***** Source data

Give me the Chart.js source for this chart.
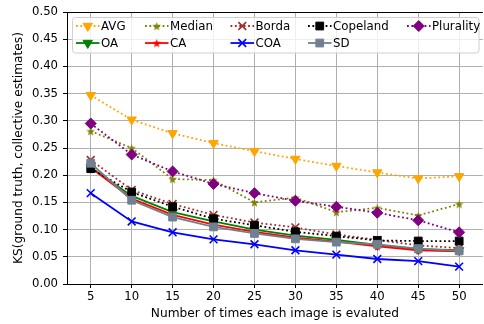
<!DOCTYPE html>
<html>
<head>
<meta charset="utf-8">
<script src="https://cdn.jsdelivr.net/npm/chart.js@4.4.1/dist/chart.umd.min.js"></script>
<style>
  html, body { margin: 0; padding: 0; background: #fff; overflow: hidden; }
  #wrap { width: 490px; height: 324px; }
</style>
</head>
<body>
<div id="wrap"><canvas id="ksChart" width="490" height="324"></canvas></div>
<script>
// Evaluations per image and KS distance for each aggregation method
const evals = [5, 10, 15, 20, 25, 30, 35, 40, 45, 50];
const yTicks = [0, 0.05, 0.1, 0.15, 0.2, 0.25, 0.3, 0.35, 0.4, 0.45, 0.5];

const avg = [0.347, 0.302, 0.277, 0.259, 0.244, 0.230, 0.217, 0.205, 0.194, 0.198];
const median = [0.281, 0.250, 0.193, 0.191, 0.150, 0.159, 0.132, 0.140, 0.126, 0.147];
const borda = [0.228, 0.173, 0.147, 0.127, 0.113, 0.104, 0.091, 0.081, 0.071, 0.066];
const copeland = [0.212, 0.169, 0.142, 0.120, 0.108, 0.096, 0.088, 0.080, 0.079, 0.079];
const plurality = [0.295, 0.238, 0.207, 0.184, 0.167, 0.153, 0.142, 0.131, 0.117, 0.095];
const oa = [0.214, 0.162, 0.132, 0.115, 0.100, 0.089, 0.081, 0.072, 0.064, 0.062];
const ca = [0.214, 0.157, 0.127, 0.109, 0.096, 0.085, 0.078, 0.069, 0.062, 0.060];
const coa = [0.167, 0.115, 0.095, 0.082, 0.073, 0.062, 0.054, 0.046, 0.042, 0.032];
const sd = [0.222, 0.154, 0.123, 0.105, 0.093, 0.083, 0.077, 0.073, 0.065, 0.061];

const FONT = 'DejaVu Sans';
const FSIZE = 12.2;
const TICK_FSIZE = 11.7;
const LEGEND_FSIZE = 11.8;

// filled five-point star, used as a point style
function starImage(color) {
    const c = document.createElement('canvas');
    c.width = c.height = 11;
    const g = c.getContext('2d');
    g.beginPath();
    for (let i = 0; i < 10; i++) {
        const r = i % 2 ? 1.9 : 4.6;
        const a = -Math.PI / 2 + i * Math.PI / 5;
        g.lineTo(5.5 + r * Math.cos(a), 6 + r * Math.sin(a));
    }
    g.closePath();
    g.fillStyle = color;
    g.fill();
    return c;
}

const DOT = [1.8, 2.6];

function series(label, values, color, style, dotted, extra) {
    return Object.assign({
        label: label,
        data: values.map((v, i) => ({ x: evals[i], y: v })),
        borderColor: color,
        backgroundColor: color,
        pointBackgroundColor: color,
        pointBorderColor: color,
        borderWidth: 1.8,
        borderDash: dotted ? DOT : [],
        borderCapStyle: 'butt',
        pointStyle: style,
        pointRadius: 5.5,
        pointBorderWidth: 1,
        tension: 0,
        fill: false
    }, extra || {});
}

// plotting order: later series sit on top
const datasets = [
    series('AVG', avg, '#ffa500', 'triangle', true, { pointRotation: 180, pointRadius: 5.4 }),
    series('OA', oa, '#008000', 'triangle', false, { pointRotation: 180, pointRadius: 5.4 }),
    series('Median', median, '#808000', starImage('#808000'), true),
    series('CA', ca, '#ff0000', starImage('#ff0000'), false),
    series('Borda', borda, '#a52a2a', 'crossRot', true, { pointBorderWidth: 1.6 }),
    series('COA', coa, '#0000ff', 'crossRot', false, { pointBorderWidth: 1.6 }),
    series('Copeland', copeland, '#000000', 'rect', true),
    series('SD', sd, '#708090', 'rect', false),
    series('Plurality', plurality, '#800080', 'rectRot', true)
];
datasets.forEach((d, i) => { d.order = datasets.length - i; });

// legend laid out in two rows, five columns, inside the axes
const legendCols = [9, 78, 163.5, 241, 340];
const legendRows = [14, 31];

const frameAndLegend = {
    id: 'frameAndLegend',
    afterDraw(chart) {
        const ctx = chart.ctx;
        const a = chart.chartArea;
        ctx.save();
        // top spine
        ctx.strokeStyle = '#000';
        ctx.lineWidth = 1;
        ctx.beginPath();
        ctx.moveTo(a.left, a.top + 0.5);
        ctx.lineTo(a.right, a.top + 0.5);
        ctx.stroke();

        // legend box
        const bx = a.left + 5.5, by = a.top + 5.5, bw = 406.5, bh = 35.5;
        ctx.beginPath();
        ctx.roundRect(bx, by, bw, bh, 3);
        ctx.fillStyle = 'rgba(255,255,255,0.8)';
        ctx.fill();
        ctx.strokeStyle = '#d0d0d0';
        ctx.lineWidth = 1;
        ctx.stroke();

        ctx.font = LEGEND_FSIZE + 'px "' + FONT + '"';
        ctx.textBaseline = 'middle';
        ctx.textAlign = 'left';
        datasets.forEach((d, i) => {
            const x0 = a.left + legendCols[Math.floor(i / 2)];
            const y0 = a.top + legendRows[i % 2];
            ctx.save();
            ctx.strokeStyle = d.borderColor;
            ctx.lineWidth = d.borderWidth;
            ctx.lineCap = 'butt';
            ctx.setLineDash(d.borderDash);
            ctx.beginPath();
            ctx.moveTo(x0, y0);
            ctx.lineTo(x0 + 23.5, y0);
            ctx.stroke();
            ctx.setLineDash([]);
            ctx.fillStyle = d.pointBackgroundColor;
            ctx.strokeStyle = d.pointBorderColor;
            ctx.lineWidth = d.pointBorderWidth;
            Chart.helpers.drawPoint(ctx, {
                pointStyle: d.pointStyle,
                rotation: d.pointRotation || 0,
                radius: d.pointRadius,
                borderWidth: d.pointBorderWidth
            }, x0 + 11.75, y0);
            ctx.restore();
            ctx.fillStyle = '#000';
            ctx.fillText(d.label, x0 + 25, y0 + 0.5);
        });
        ctx.restore();
    }
};

const ctx = document.getElementById('ksChart').getContext('2d');
new Chart(ctx, {
    type: 'line',
    data: { datasets: datasets },
    options: {
        responsive: false,
        animation: false,
        layout: { padding: { top: 11, right: 4, left: 0, bottom: 0 } },
        plugins: {
            legend: { display: false },
            tooltip: { enabled: false }
        },
        scales: {
            x: {
                type: 'linear',
                min: 2.1,
                max: 52.9,
                afterBuildTicks: s => { s.ticks = evals.map(v => ({ value: v })); },
                afterFit: s => { s.height = 40; },
                grid: { color: '#b0b0b0', lineWidth: 1, tickLength: 4, tickColor: '#000' },
                border: { color: '#000', width: 1 },
                ticks: {
                    color: '#000',
                    padding: 2,
                    maxRotation: 0,
                    font: { family: FONT, size: TICK_FSIZE }
                },
                title: {
                    display: true,
                    text: 'Number of times each image is evaluted',
                    color: '#000',
                    padding: { top: 0, bottom: 3 },
                    font: { family: FONT, size: FSIZE }
                }
            },
            y: {
                min: 0,
                max: 0.5,
                afterBuildTicks: s => { s.ticks = yTicks.map(v => ({ value: v })); },
                afterFit: s => { s.width = 67; },
                grid: { color: '#b0b0b0', lineWidth: 1, tickLength: 4, tickColor: '#000' },
                border: { color: '#000', width: 1 },
                ticks: {
                    color: '#000',
                    padding: 5,
                    font: { family: FONT, size: TICK_FSIZE },
                    callback: v => v.toFixed(2)
                },
                title: {
                    display: true,
                    text: 'KS(ground truth, collective estimates)',
                    color: '#000',
                    padding: { top: 12, bottom: 0 },
                    font: { family: FONT, size: FSIZE }
                }
            }
        }
    },
    plugins: [frameAndLegend]
});
</script>
</body>
</html>
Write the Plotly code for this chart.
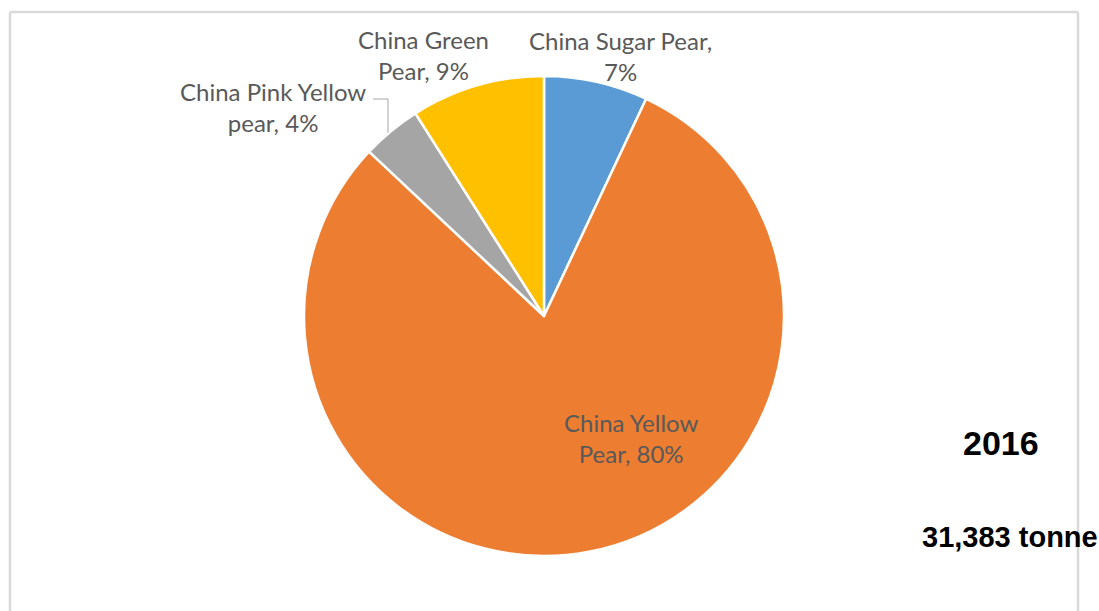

**********

**Exercise goal:**
Take the entries shown above and quote them verbatim, passing over the pictures.

**Correct output:**
Give me the Chart.js source for this chart.
<!DOCTYPE html>
<html>
<head>
<meta charset="utf-8">
<script src="https://cdn.jsdelivr.net/npm/chart.js@4.4.1/dist/chart.umd.min.js"></script>
<style>
  html, body { margin: 0; padding: 0; background: #fff; overflow: hidden; }
  #wrap { width: 490px; height: 324px; }
</style>
</head>
<body>
<div id="wrap"><canvas id="ksChart" width="490" height="324"></canvas></div>
<script>
// Evaluations per image and KS distance for each aggregation method
const evals = [5, 10, 15, 20, 25, 30, 35, 40, 45, 50];
const yTicks = [0, 0.05, 0.1, 0.15, 0.2, 0.25, 0.3, 0.35, 0.4, 0.45, 0.5];

const avg = [0.347, 0.302, 0.277, 0.259, 0.244, 0.230, 0.217, 0.205, 0.194, 0.198];
const median = [0.281, 0.250, 0.193, 0.191, 0.150, 0.159, 0.132, 0.140, 0.126, 0.147];
const borda = [0.228, 0.173, 0.147, 0.127, 0.113, 0.104, 0.091, 0.081, 0.071, 0.066];
const copeland = [0.212, 0.169, 0.142, 0.120, 0.108, 0.096, 0.088, 0.080, 0.079, 0.079];
const plurality = [0.295, 0.238, 0.207, 0.184, 0.167, 0.153, 0.142, 0.131, 0.117, 0.095];
const oa = [0.214, 0.162, 0.132, 0.115, 0.100, 0.089, 0.081, 0.072, 0.064, 0.062];
const ca = [0.214, 0.157, 0.127, 0.109, 0.096, 0.085, 0.078, 0.069, 0.062, 0.060];
const coa = [0.167, 0.115, 0.095, 0.082, 0.073, 0.062, 0.054, 0.046, 0.042, 0.032];
const sd = [0.222, 0.154, 0.123, 0.105, 0.093, 0.083, 0.077, 0.073, 0.065, 0.061];

const FONT = 'DejaVu Sans';
const FSIZE = 12.2;
const TICK_FSIZE = 11.7;
const LEGEND_FSIZE = 11.8;

// filled five-point star, used as a point style
function starImage(color) {
    const c = document.createElement('canvas');
    c.width = c.height = 11;
    const g = c.getContext('2d');
    g.beginPath();
    for (let i = 0; i < 10; i++) {
        const r = i % 2 ? 1.9 : 4.6;
        const a = -Math.PI / 2 + i * Math.PI / 5;
        g.lineTo(5.5 + r * Math.cos(a), 6 + r * Math.sin(a));
    }
    g.closePath();
    g.fillStyle = color;
    g.fill();
    return c;
}

const DOT = [1.8, 2.6];

function series(label, values, color, style, dotted, extra) {
    return Object.assign({
        label: label,
        data: values.map((v, i) => ({ x: evals[i], y: v })),
        borderColor: color,
        backgroundColor: color,
        pointBackgroundColor: color,
        pointBorderColor: color,
        borderWidth: 1.8,
        borderDash: dotted ? DOT : [],
        borderCapStyle: 'butt',
        pointStyle: style,
        pointRadius: 5.5,
        pointBorderWidth: 1,
        tension: 0,
        fill: false
    }, extra || {});
}

// plotting order: later series sit on top
const datasets = [
    series('AVG', avg, '#ffa500', 'triangle', true, { pointRotation: 180, pointRadius: 5.4 }),
    series('OA', oa, '#008000', 'triangle', false, { pointRotation: 180, pointRadius: 5.4 }),
    series('Median', median, '#808000', starImage('#808000'), true),
    series('CA', ca, '#ff0000', starImage('#ff0000'), false),
    series('Borda', borda, '#a52a2a', 'crossRot', true, { pointBorderWidth: 1.6 }),
    series('COA', coa, '#0000ff', 'crossRot', false, { pointBorderWidth: 1.6 }),
    series('Copeland', copeland, '#000000', 'rect', true),
    series('SD', sd, '#708090', 'rect', false),
    series('Plurality', plurality, '#800080', 'rectRot', true)
];
datasets.forEach((d, i) => { d.order = datasets.length - i; });

// legend laid out in two rows, five columns, inside the axes
const legendCols = [9, 78, 163.5, 241, 340];
const legendRows = [14, 31];

const frameAndLegend = {
    id: 'frameAndLegend',
    afterDraw(chart) {
        const ctx = chart.ctx;
        const a = chart.chartArea;
        ctx.save();
        // top spine
        ctx.strokeStyle = '#000';
        ctx.lineWidth = 1;
        ctx.beginPath();
        ctx.moveTo(a.left, a.top + 0.5);
        ctx.lineTo(a.right, a.top + 0.5);
        ctx.stroke();

        // legend box
        const bx = a.left + 5.5, by = a.top + 5.5, bw = 406.5, bh = 35.5;
        ctx.beginPath();
        ctx.roundRect(bx, by, bw, bh, 3);
        ctx.fillStyle = 'rgba(255,255,255,0.8)';
        ctx.fill();
        ctx.strokeStyle = '#d0d0d0';
        ctx.lineWidth = 1;
        ctx.stroke();

        ctx.font = LEGEND_FSIZE + 'px "' + FONT + '"';
        ctx.textBaseline = 'middle';
        ctx.textAlign = 'left';
        datasets.forEach((d, i) => {
            const x0 = a.left + legendCols[Math.floor(i / 2)];
            const y0 = a.top + legendRows[i % 2];
            ctx.save();
            ctx.strokeStyle = d.borderColor;
            ctx.lineWidth = d.borderWidth;
            ctx.lineCap = 'butt';
            ctx.setLineDash(d.borderDash);
            ctx.beginPath();
            ctx.moveTo(x0, y0);
            ctx.lineTo(x0 + 23.5, y0);
            ctx.stroke();
            ctx.setLineDash([]);
            ctx.fillStyle = d.pointBackgroundColor;
            ctx.strokeStyle = d.pointBorderColor;
            ctx.lineWidth = d.pointBorderWidth;
            Chart.helpers.drawPoint(ctx, {
                pointStyle: d.pointStyle,
                rotation: d.pointRotation || 0,
                radius: d.pointRadius,
                borderWidth: d.pointBorderWidth
            }, x0 + 11.75, y0);
            ctx.restore();
            ctx.fillStyle = '#000';
            ctx.fillText(d.label, x0 + 25, y0 + 0.5);
        });
        ctx.restore();
    }
};

const ctx = document.getElementById('ksChart').getContext('2d');
new Chart(ctx, {
    type: 'line',
    data: { datasets: datasets },
    options: {
        responsive: false,
        animation: false,
        layout: { padding: { top: 11, right: 4, left: 0, bottom: 0 } },
        plugins: {
            legend: { display: false },
            tooltip: { enabled: false }
        },
        scales: {
            x: {
                type: 'linear',
                min: 2.1,
                max: 52.9,
                afterBuildTicks: s => { s.ticks = evals.map(v => ({ value: v })); },
                afterFit: s => { s.height = 40; },
                grid: { color: '#b0b0b0', lineWidth: 1, tickLength: 4, tickColor: '#000' },
                border: { color: '#000', width: 1 },
                ticks: {
                    color: '#000',
                    padding: 2,
                    maxRotation: 0,
                    font: { family: FONT, size: TICK_FSIZE }
                },
                title: {
                    display: true,
                    text: 'Number of times each image is evaluted',
                    color: '#000',
                    padding: { top: 0, bottom: 3 },
                    font: { family: FONT, size: FSIZE }
                }
            },
            y: {
                min: 0,
                max: 0.5,
                afterBuildTicks: s => { s.ticks = yTicks.map(v => ({ value: v })); },
                afterFit: s => { s.width = 67; },
                grid: { color: '#b0b0b0', lineWidth: 1, tickLength: 4, tickColor: '#000' },
                border: { color: '#000', width: 1 },
                ticks: {
                    color: '#000',
                    padding: 5,
                    font: { family: FONT, size: TICK_FSIZE },
                    callback: v => v.toFixed(2)
                },
                title: {
                    display: true,
                    text: 'KS(ground truth, collective estimates)',
                    color: '#000',
                    padding: { top: 12, bottom: 0 },
                    font: { family: FONT, size: FSIZE }
                }
            }
        }
    },
    plugins: [frameAndLegend]
});
</script>
</body>
</html>
Write the Plotly code for this chart.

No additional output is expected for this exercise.